This is the painting (Virginia Sky) that was done from a photo I took while visiting my son Max in Virginia. It won an honorable mention in an exhibition, and was recently juried in to another. I think it’s pretty good. Sometimes, though, I wonder: “what’s the point?” I see and read a lot about art and artists working today. If you look at the artists who get all the accolades, attention, and press you see that it is nothing like what I do. It tends to be abstract or avant garde-it has some “deep meaning” (which by the way, I usually find needs to be explained to the viewer). So, I wonder-what’s the deep meaning in my art? It makes no political or moral statement-it makes no comment on universal truths. Why should I bother with it then-what’s the point. Depression and lethargy set in.

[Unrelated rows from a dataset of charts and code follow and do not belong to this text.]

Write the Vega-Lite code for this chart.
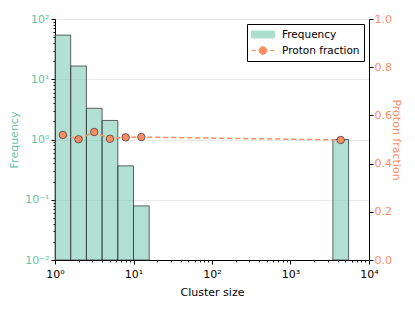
{
  "$schema": "https://vega.github.io/schema/vega-lite/v6.json",
  "width": 314,
  "height": 241,
  "autosize": "none",
  "padding": {"left": 55, "top": 19, "right": 46, "bottom": 52},
  "config": {
    "view": {"stroke": null},
    "font": "DejaVu Sans",
    "axis": {
      "labelFont": "DejaVu Sans",
      "titleFont": "DejaVu Sans",
      "labelFontSize": 11,
      "titleFontSize": 11,
      "titleFontWeight": "normal",
      "domainColor": "black",
      "tickColor": "black",
      "labelColor": "black",
      "titleColor": "black",
      "gridColor": "#e8e8e8",
      "labelOverlap": false,
      "labelFlush": false
    }
  },
  "data": {
    "values": [
      {"x0": 1, "x1": 1.585, "xc": 1.259, "freq": 54, "frac": 0.519},
      {"x0": 1.585, "x1": 2.512, "xc": 1.995, "freq": 16.6, "frac": 0.501},
      {"x0": 2.512, "x1": 3.981, "xc": 3.162, "freq": 3.3, "frac": 0.531},
      {"x0": 3.981, "x1": 6.31, "xc": 5.012, "freq": 2.07, "frac": 0.503},
      {"x0": 6.31, "x1": 10, "xc": 7.943, "freq": 0.365, "frac": 0.509},
      {"x0": 10, "x1": 15.85, "xc": 12.59, "freq": 0.079, "frac": 0.51},
      {"x0": 3467, "x1": 5495, "xc": 4365, "freq": 1.0, "frac": 0.498}
    ]
  },
  "layer": [
    {
      "mark": {"type": "rect", "fillOpacity": 0.5, "stroke": "#333333", "strokeOpacity": 0.75, "strokeWidth": 1},
      "encoding": {
        "x": {
          "field": "x0", "type": "quantitative",
          "scale": {"type": "log", "domain": [1, 10000], "nice": false},
          "axis": {
            "title": "Cluster size",
            "grid": false,
            "values": [1,2,3,4,5,6,7,8,9,10,20,30,40,50,60,70,80,90,100,200,300,400,500,600,700,800,900,1000,2000,3000,4000,5000,6000,7000,8000,9000,10000],
            "labelExpr": "abs(log(datum.value)/LN10 - round(log(datum.value)/LN10)) < 1e-6 ? '10' + ['⁻²','⁻¹','⁰','¹','²','³','⁴'][round(log(datum.value)/LN10)+2] : ''",
            "tickSize": {"condition": {"test": "abs(log(datum.value)/LN10 - round(log(datum.value)/LN10)) < 1e-6", "value": 4}, "value": 2},
            "labelPadding": 4,
            "titlePadding": 7
          }
        },
        "x2": {"field": "x1"},
        "y": {
          "field": "freq", "type": "quantitative",
          "scale": {"type": "log", "domain": [0.01, 100], "nice": false},
          "axis": {
            "title": "Frequency",
            "titleColor": "#66c2a5",
            "labelColor": "#66c2a5",
            "orient": "left",
            "grid": true,
            "gridOpacity": {"condition": {"test": "abs(log(datum.value)/LN10 - round(log(datum.value)/LN10)) < 1e-6", "value": 1}, "value": 0},
            "values": [0.01,0.02,0.03,0.04,0.05,0.06,0.07,0.08,0.09,0.1,0.2,0.3,0.4,0.5,0.6,0.7,0.8,0.9,1,2,3,4,5,6,7,8,9,10,20,30,40,50,60,70,80,90,100],
            "labelExpr": "abs(log(datum.value)/LN10 - round(log(datum.value)/LN10)) < 1e-6 ? '10' + ['⁻²','⁻¹','⁰','¹','²','³','⁴'][round(log(datum.value)/LN10)+2] : ''",
            "tickSize": {"condition": {"test": "abs(log(datum.value)/LN10 - round(log(datum.value)/LN10)) < 1e-6", "value": 4}, "value": 2},
            "labelPadding": 2,
            "titlePadding": 5
          }
        },
        "y2": {"datum": 0.01},
        "color": {
          "datum": "Frequency", "type": "nominal",
          "scale": {"domain": ["Frequency", "Proton fraction"], "range": ["#66c2a5", "#fc8d62"]},
          "legend": {
            "title": null,
            "orient": "top-right",
            "offset": 5,
            "padding": 4,
            "strokeColor": "black",
            "fillColor": "white",
            "cornerRadius": 0,
            "labelFont": "DejaVu Sans",
            "labelFontSize": 10.5,
            "labelColor": "black",
            "symbolSize": 529,
            "clipHeight": 13,
            "labelOffset": 7,
            "rowPadding": 3,
            "symbolStrokeWidth": 1,
            "symbolType": {"expr": "datum.value === 'Frequency' ? 'M-1,-0.3L1,-0.3L1,0.3L-1,0.3Z' : 'M-1,0L-0.62,0M-0.45,0L-0.38,0M0.38,0L0.45,0M0.62,0L1,0M0.33,0A0.33,0.33,0,1,1,-0.33,0A0.33,0.33,0,1,1,0.33,0'"},
            "symbolOpacity": {"expr": "datum.value === 'Frequency' ? 0.55 : 1"}
          }
        }
      }
    },
    {
      "encoding": {
        "x": {"field": "xc", "type": "quantitative", "axis": {"title": "Cluster size"}},
        "y": {
          "field": "frac", "type": "quantitative",
          "scale": {"domain": [0, 1], "nice": false},
          "axis": {
            "title": "Proton fraction",
            "orient": "right",
            "titleColor": "#fc8d62",
            "labelColor": "#fc8d62",
            "grid": false,
            "values": [0, 0.2, 0.4, 0.6, 0.8, 1.0],
            "format": ".1f",
            "tickSize": 4,
            "labelPadding": 1,
            "titlePadding": -1
          }
        },
        "color": {"datum": "Proton fraction", "type": "nominal"}
      },
      "layer": [
        {"mark": {"type": "line", "strokeDash": [5, 3], "strokeWidth": 1.5}},
        {"mark": {"type": "point", "shape": "circle", "filled": true, "size": 56, "opacity": 1, "stroke": "#333333", "strokeWidth": 0.7}}
      ]
    }
  ],
  "resolve": {"scale": {"y": "independent"}}
}
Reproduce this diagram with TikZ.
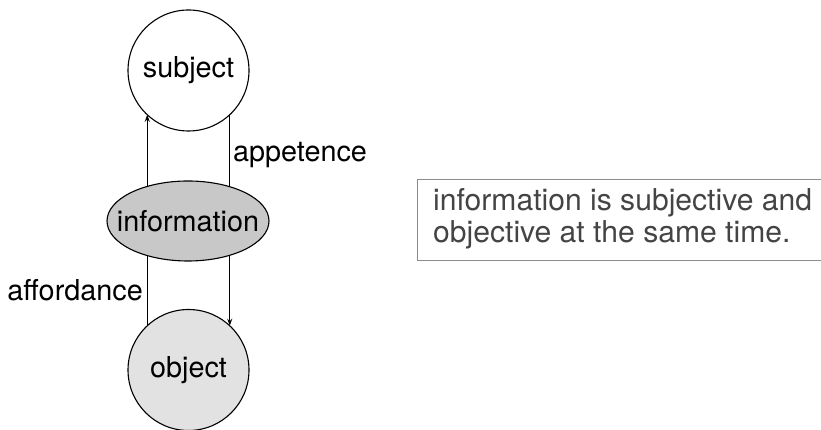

In our dining room hang two paintings done by a Czech artist in the 1920’s. These paintings and several others were always hanging in my Grandparents’ house as I was growing up. I tried to find out more about the artist (L. Orlicky) even taking them to the antiques roadshow! Nothing. Two beautiful paintings by an artist that no one knows anything about. What was the point of painting them? Yet I love them. The subject (two farm scenes), the brushstrokes, the color, the captured light. When I was a kid they made me want to be able to paint. They inspired me. Deep meaning? No. but worthy of love? Yes.
So I suppose I can reconcile the fact that though my art has no “deep meaning”, it does have meaning. What’s wrong with creating art that (hopefully) brings beauty, pleasure, and perhaps inspiration to others. Enough with my deep meaning doldrums! I’m gonna paint on!